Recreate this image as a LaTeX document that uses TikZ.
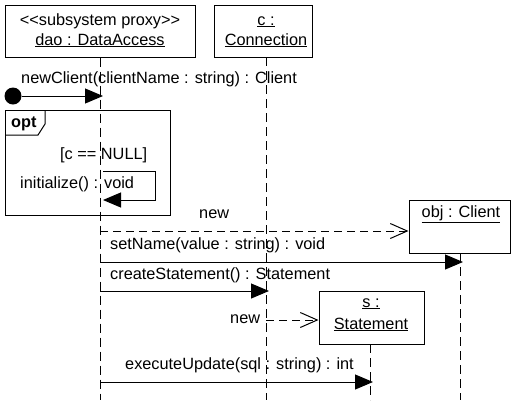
\documentclass[tikz,border=0pt]{standalone}
\usepackage{fontspec}
\setmainfont{Liberation Sans}
\usetikzlibrary{arrows.meta}
\begin{document}
\begin{tikzpicture}[x=1pt,y=-1pt,
  every node/.style={font=\fontsize{16.3}{20}\selectfont, inner sep=0pt},
  objbox/.style={draw, line width=1pt, minimum height=52pt},
  lifeline/.style={line width=1pt, dash pattern=on 9pt off 5pt},
  msg/.style={line width=1pt, -{Triangle[length=18pt,width=15pt]}},
  create/.style={line width=1pt, dash pattern=on 8pt off 5pt, -{Straight Barb[length=17pt,width=15pt,line width=1pt]}},
  lbl/.style={anchor=base west},
  ctr/.style={anchor=base}]
\useasboundingbox (0,0) rectangle (520,400);
% objects
\node[objbox, minimum width=190pt] (dao) at (100,31) {};
\node[ctr] (daoS) at (100,25) {\mbox{<}\mbox{<}subsystem proxy\mbox{>}\mbox{>}};
\node[ctr] (daoN) at (100,45) {\underline{dao : DataAccess}};
\node[objbox, minimum width=98pt] (c) at (263,31) {};
\node[ctr] (cA) at (266,25) {\underline{c :}};
\node[ctr] (cB) at (266,45) {\underline{Connection}};
\node[objbox, minimum width=101pt, minimum height=53pt] (cl) at (459.5,226.5) {};
\node[ctr] (clN) at (461,217) {\underline{obj : Client}};
\node[objbox, minimum width=105pt, minimum height=53pt] (st) at (371.5,317.5) {};
\node[ctr] (stA) at (371,307) {\underline{s :}};
\node[ctr] (stB) at (371,329) {\underline{Statement}};
% lifelines
\coordinate (daoB) at (100,400);
\coordinate (cT) at (266,57);
\coordinate (cBot) at (266,400);
\coordinate (clT) at (460,253);
\coordinate (clB) at (460,400);
\coordinate (stT) at (370,344);
\coordinate (stBot) at (370,400);
\draw[lifeline] (dao.south) -- (daoB);
\draw[lifeline] (cT) -- (cBot);
\draw[lifeline] (clT) -- (clB);
\draw[lifeline] (stT) -- (stBot);
% opt frame
\node[draw, line width=1pt, anchor=north west, minimum width=165pt, minimum height=105pt] (opt) at (5,110) {};
\coordinate (p1) at (5,135);
\coordinate (p2) at (38,135);
\coordinate (p3) at (45,124);
\coordinate (p4) at (45,110);
\draw[line width=1pt] (p1) -- (p2) -- (p3) -- (p4);
\node[lbl, font=\fontsize{16.3}{20}\selectfont\bfseries] (optL) at (11,127) {opt};
\node[lbl] (guard) at (60,159) {[c == NULL]};
% start
\node[circle, fill, minimum size=17pt] (start) at (13,96) {};
\coordinate (m1e) at (103,96);
\draw[msg] (start) -- (m1e);
\node[lbl] (m1L) at (21,83) {newClient(clientName : string) : Client};
% self message
\coordinate (s1) at (103,171);
\coordinate (s2) at (155,171);
\coordinate (s3) at (155,200);
\coordinate (s4) at (103,200);
\draw[msg] (s1) -- (s2) -- (s3) -- (s4);
\node[lbl] (s1L) at (20,188) {initialize() : void};
% new client
\coordinate (n1s) at (100,231);
\coordinate (n1e) at (cl.west |- n1s);
\draw[create] (n1s) -- (n1e);
\node[lbl] (n1L) at (199,218) {new};
% setName
\coordinate (m2s) at (100,262);
\coordinate (m2e) at (463,262);
\draw[msg] (m2s) -- (m2e);
\node[lbl] (m2L) at (110,249) {setName(value : string) : void};
% createStatement
\coordinate (m3s) at (100,291);
\coordinate (m3e) at (269,291);
\draw[msg] (m3s) -- (m3e);
\node[lbl] (m3L) at (110,279) {createStatement() : Statement};
% new statement
\coordinate (n2s) at (266,320);
\coordinate (n2e) at (st.west |- n2s);
\draw[create] (n2s) -- (n2e);
\node[lbl] (n2L) at (230,323) {new};
% executeUpdate
\coordinate (m4s) at (100,382);
\coordinate (m4e) at (373,382);
\draw[msg] (m4s) -- (m4e);
\node[lbl] (m4L) at (125,369) {executeUpdate(sql : string) : int};
\end{tikzpicture}
\end{document}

┄┄┄┄┄┄┄┄┄┄┄┄┄┄┄┄┄┄┄┄

Transcribe the listing in full. Omit the pictures and keep every line exact.

## [FINISHED EXERCISE]
Recreate this image as a LaTeX document that uses TikZ.
\documentclass[tikz,border=0pt]{standalone}
\usepackage{fontspec}
\setmainfont{Liberation Sans}
\usetikzlibrary{arrows.meta}
\begin{document}
\begin{tikzpicture}[x=1pt,y=-1pt,
  every node/.style={font=\fontsize{16.3}{20}\selectfont, inner sep=0pt},
  objbox/.style={draw, line width=1pt, minimum height=52pt},
  lifeline/.style={line width=1pt, dash pattern=on 9pt off 5pt},
  msg/.style={line width=1pt, -{Triangle[length=18pt,width=15pt]}},
  create/.style={line width=1pt, dash pattern=on 8pt off 5pt, -{Straight Barb[length=17pt,width=15pt,line width=1pt]}},
  lbl/.style={anchor=base west},
  ctr/.style={anchor=base}]
\useasboundingbox (0,0) rectangle (520,400);
% objects
\node[objbox, minimum width=190pt] (dao) at (100,31) {};
\node[ctr] (daoS) at (100,25) {\mbox{<}\mbox{<}subsystem proxy\mbox{>}\mbox{>}};
\node[ctr] (daoN) at (100,45) {\underline{dao : DataAccess}};
\node[objbox, minimum width=98pt] (c) at (263,31) {};
\node[ctr] (cA) at (266,25) {\underline{c :}};
\node[ctr] (cB) at (266,45) {\underline{Connection}};
\node[objbox, minimum width=101pt, minimum height=53pt] (cl) at (459.5,226.5) {};
\node[ctr] (clN) at (461,217) {\underline{obj : Client}};
\node[objbox, minimum width=105pt, minimum height=53pt] (st) at (371.5,317.5) {};
\node[ctr] (stA) at (371,307) {\underline{s :}};
\node[ctr] (stB) at (371,329) {\underline{Statement}};
% lifelines
\coordinate (daoB) at (100,400);
\coordinate (cT) at (266,57);
\coordinate (cBot) at (266,400);
\coordinate (clT) at (460,253);
\coordinate (clB) at (460,400);
\coordinate (stT) at (370,344);
\coordinate (stBot) at (370,400);
\draw[lifeline] (dao.south) -- (daoB);
\draw[lifeline] (cT) -- (cBot);
\draw[lifeline] (clT) -- (clB);
\draw[lifeline] (stT) -- (stBot);
% opt frame
\node[draw, line width=1pt, anchor=north west, minimum width=165pt, minimum height=105pt] (opt) at (5,110) {};
\coordinate (p1) at (5,135);
\coordinate (p2) at (38,135);
\coordinate (p3) at (45,124);
\coordinate (p4) at (45,110);
\draw[line width=1pt] (p1) -- (p2) -- (p3) -- (p4);
\node[lbl, font=\fontsize{16.3}{20}\selectfont\bfseries] (optL) at (11,127) {opt};
\node[lbl] (guard) at (60,159) {[c == NULL]};
% start
\node[circle, fill, minimum size=17pt] (start) at (13,96) {};
\coordinate (m1e) at (103,96);
\draw[msg] (start) -- (m1e);
\node[lbl] (m1L) at (21,83) {newClient(clientName : string) : Client};
% self message
\coordinate (s1) at (103,171);
\coordinate (s2) at (155,171);
\coordinate (s3) at (155,200);
\coordinate (s4) at (103,200);
\draw[msg] (s1) -- (s2) -- (s3) -- (s4);
\node[lbl] (s1L) at (20,188) {initialize() : void};
% new client
\coordinate (n1s) at (100,231);
\coordinate (n1e) at (cl.west |- n1s);
\draw[create] (n1s) -- (n1e);
\node[lbl] (n1L) at (199,218) {new};
% setName
\coordinate (m2s) at (100,262);
\coordinate (m2e) at (463,262);
\draw[msg] (m2s) -- (m2e);
\node[lbl] (m2L) at (110,249) {setName(value : string) : void};
% createStatement
\coordinate (m3s) at (100,291);
\coordinate (m3e) at (269,291);
\draw[msg] (m3s) -- (m3e);
\node[lbl] (m3L) at (110,279) {createStatement() : Statement};
% new statement
\coordinate (n2s) at (266,320);
\coordinate (n2e) at (st.west |- n2s);
\draw[create] (n2s) -- (n2e);
\node[lbl] (n2L) at (230,323) {new};
% executeUpdate
\coordinate (m4s) at (100,382);
\coordinate (m4e) at (373,382);
\draw[msg] (m4s) -- (m4e);
\node[lbl] (m4L) at (125,369) {executeUpdate(sql : string) : int};
\end{tikzpicture}
\end{document}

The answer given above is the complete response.